|
Development of High-Order DDM Sensitivity Analysis for Particulate Matter in Multidimensinal Air Quality Models
WENXIAN ZHANG (1), Shannon Capps (2), Athanasios Nenes (3), Armistead Russell (4)
(1) (2) (3) (4) Georgia Institute of Technology
Abstract Number: 413
Last modified: May 12, 2010
Preference: Poster Presentation
Working Group: Aerosol Chemistry
Abstract
The decoupled direct method (DDM) sensitivity analysis is an approach to efficiently quantify the impacts of model inputs and parameters on simulated pollutant concentrations. For example, DDM can be used to conduct emission source impact analysis. In the past decade, this approach has been applied to evaluate emission control strategies and has been implemented in air quality models to compute first- and second-order gas sensitivities as well as first-order aerosol sensitivities. The formation of secondary aerosol undergoes complicated chemical and physical processes (e.g., thermodynamic equilibrium reactions; aqueous-phase oxidation of precursor gases), so the responses of aerosol concentrations to source emissions cannot be completely captured by first order sensitivity.
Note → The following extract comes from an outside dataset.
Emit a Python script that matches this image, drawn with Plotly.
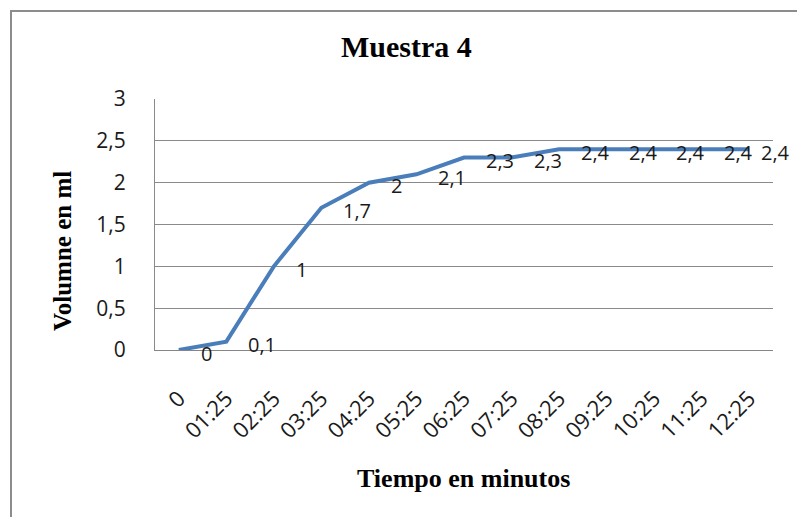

In order to improve the prediction of model responses of particulate matter (PM) to emissions, this work has implemented high-order DDM sensitivity analysis of particulate matter (HO-DDM/PM) in the Community Multiscale Air Quality (CMAQ) model.
This new implementation has been tested using a week-long winter episode over the US. Results compare well with the traditional brute force sensitivities, and DDM performs better in locations where the brute force results are demonstrably inaccurate. The magnitude of second-order PM sensitivities typically are small compared to first-order ones, but do elucidate the non-linearities of the system. Both sulfate and nitrate aerosols show noticeable non-linear responses to their precursors (e.g., sulfate to NOx, nitrate to SOx). A detailed source apportionment of PM is performed based on HO-DDM/PM.